The need to keep an investment allocation policy constant is thus necessary for wealth accumulation. One can always alter the allocation to meet changing lifestyle needs and requirements, when it makes sense to revisit your investment plan due to meaningful changes in your life – the change should be driven by something significant and permanent.  On the other hand, booking losses or making sudden, abrupt changes in line with market declines would not get you where you want to be.  Keep in mind that 21st century technology and medical science advancements may help you live 80, 90 or even 100 years! With extended investment horizons the effects of inflation and the preservation of purchasing power need to be seriously considered. Staying calm can help investors avoid making moves they later regret. And emotional decisions more often than not lead to regrets.

4.  Crisis = Opportunity   Scale UP, not down!

To paraphrase the old sage of the markets, Warren Buffet, when others are fearful it is time to be greedy and vice versa. As painful as they are, market downturns can serve as reminders of the risk inherent in the market. It is precisely because stocks are a volatile asset class that they have historically provided a higher rate of return relative to other major asset classes, such as debt or cash. Market participants expect higher returns to compensate them for taking on additional risk. As a result, market fluctuations are the norm and not the exception, and short-term fluctuations are inevitable in the long-term upward trajectory of the market.

That is why some of the best periods to have entered the stock market have been during periods of particularly negative sentiment and extreme market turbulence. Hindsight suggests that during challenging economic episodes in history, investing more in stocks has been a prudent decision. While having the fortitude to stay invested provides an opportunity to fully participate in the market’s long-term upward trend, investing additional money has proven to be the kicker that can generate  large returns in one’s portfolio. Waiting until sentiment feels positive again to make an investment has typically not been a good method of achieving future returns. Many of the best periods to invest in stocks have been those environments that were among the most unnerving.

5. Technicals vs. Fundamentals

When market technicals and perception start overriding the fundamentals, the question we ask is how is it that a large, blue-chip corporation is suddenly worth 20% or 30% less than a week ago or a month ago? Is the sell-off justified by the underlying economic and corporate fundamentals? Is the market becoming too pessimistic? Or is the sell-off in line with diminished expectations for economic growth, profitability and balance sheet performance in the coming months?

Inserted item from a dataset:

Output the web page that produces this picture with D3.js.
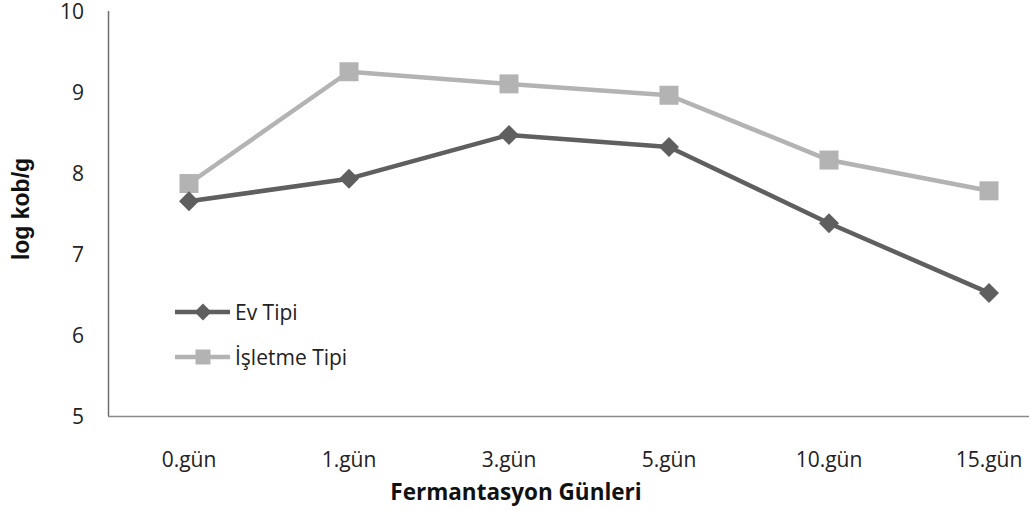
<!DOCTYPE html>
<html>
<head>
<meta charset="utf-8">
<script src="https://cdn.jsdelivr.net/npm/d3@7"></script>
<style>
  html, body { margin: 0; padding: 0; background: #fff; }
  svg { display: block; }
</style>
</head>
<body>
<svg id="chart" width="1035" height="510"></svg>
<script>
// Fermentation days and bacterial counts (log cfu/g) for the two production types
const days = ["0.gün", "1.gün", "3.gün", "5.gün", "10.gün", "15.gün"];
const evTipi = [7.65, 7.93, 8.47, 8.32, 7.38, 6.52];
const isletmeTipi = [7.87, 9.25, 9.10, 8.96, 8.16, 7.78];
const yTicks = [5, 6, 7, 8, 9, 10];
const seriesNames = ["Ev Tipi", "İşletme Tipi"];

const series = [
  { name: seriesNames[0], values: evTipi, color: "#5f5f5f", marker: "diamond" },
  { name: seriesNames[1], values: isletmeTipi, color: "#b3b3b3", marker: "square" }
];

const svg = d3.select("#chart");
const tickFont = "'Open Sans', sans-serif";

const x = d3.scaleBand().domain(days).range([109, 1069]);
const y = d3.scaleLinear().domain([5, 10]).range([416, 11]);

// Axis lines
svg.append("line")
  .attr("x1", 108.5).attr("x2", 108.5)
  .attr("y1", 11).attr("y2", 416)
  .attr("stroke", "#6e6e6e").attr("stroke-width", 1.5);
svg.append("line")
  .attr("x1", 108).attr("x2", 1029)
  .attr("y1", 416.5).attr("y2", 416.5)
  .attr("stroke", "#8a8a8a").attr("stroke-width", 1.5);

// Y axis labels
const yAxis = d3.axisLeft(y).tickValues(yTicks).tickFormat(d3.format("d")).tickSize(0).tickPadding(0);
const gy = svg.append("g").attr("transform", "translate(84,0)").call(yAxis);
gy.select(".domain").remove();
gy.selectAll("text")
  .attr("font-family", tickFont).attr("font-size", 21).attr("fill", "#222")
  .attr("dy", "0.36em");

// X axis labels
const xAxis = d3.axisBottom(x).tickSize(0).tickPadding(0);
const gx = svg.append("g").attr("transform", "translate(0,452)").call(xAxis);
gx.select(".domain").remove();
gx.selectAll("text")
  .attr("font-family", tickFont).attr("font-size", 21).attr("fill", "#222")
  .attr("dy", "0.71em");

// Axis titles
svg.append("text")
  .attr("transform", "translate(29,209) rotate(-90)")
  .attr("text-anchor", "middle")
  .attr("font-family", "'Liberation Sans', Arial, sans-serif")
  .attr("font-weight", "bold").attr("font-size", 23).attr("fill", "#111")
  .text("log kob/g");
svg.append("text")
  .attr("x", 516).attr("y", 500)
  .attr("text-anchor", "middle")
  .attr("font-family", tickFont)
  .attr("font-weight", "bold").attr("font-size", 22.5).attr("fill", "#111")
  .text("Fermantasyon Günleri");

const cx = (i) => x(days[i]) + x.bandwidth() / 2;
const line = d3.line().x((d, i) => cx(i)).y(d => y(d));

function drawMarker(g, type, px, py, size, color) {
  if (type === "square") {
    g.append("rect")
      .attr("x", px - size / 2).attr("y", py - size / 2)
      .attr("width", size).attr("height", size)
      .attr("fill", color);
  } else {
    const r = size / 2;
    g.append("path")
      .attr("d", `M${px},${py - r}L${px + r},${py}L${px},${py + r}L${px - r},${py}Z`)
      .attr("fill", color);
  }
}

// Draw light series first so the dark one sits on top
[series[1], series[0]].forEach(s => {
  const g = svg.append("g");
  g.append("path")
    .datum(s.values)
    .attr("d", line)
    .attr("fill", "none")
    .attr("stroke", s.color)
    .attr("stroke-width", 4.5)
    .attr("stroke-linejoin", "round");
  s.values.forEach((v, i) => {
    drawMarker(g, s.marker, cx(i), y(v), s.marker === "square" ? 19 : 20, s.color);
  });
});

// Legend
const legend = svg.append("g");
series.forEach((s, i) => {
  const ly = 312 + i * 45;
  legend.append("line")
    .attr("x1", 175).attr("x2", 230)
    .attr("y1", ly).attr("y2", ly)
    .attr("stroke", s.color).attr("stroke-width", 4.5);
  drawMarker(legend, s.marker, 203, ly, s.marker === "square" ? 15 : 17, s.color);
  legend.append("text")
    .attr("x", 235).attr("y", ly)
    .attr("dy", "0.36em")
    .attr("font-family", tickFont).attr("font-size", 21).attr("fill", "#222")
    .text(s.name);
});
</script>
</body>
</html>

Whenever panic-induced selling begins, prices can become much cheaper than justified by their intrinsic value. This is the reverse of what typically happens in a hyper bull-market run.  Valuations can become irrational on both the up-swing and down-swing.  This is no doubt a tremendously challenging time for investors, but panics can cause prices to fall further than might be appropriate based on the underlying fundamentals.  While nobody has a crystal ball to predict when exactly the bear market will turn around, you can be assured that as long as the entire world’s economy does not collapse overnight, it is low valuations that will eventually set the stage for the next bull-market rally.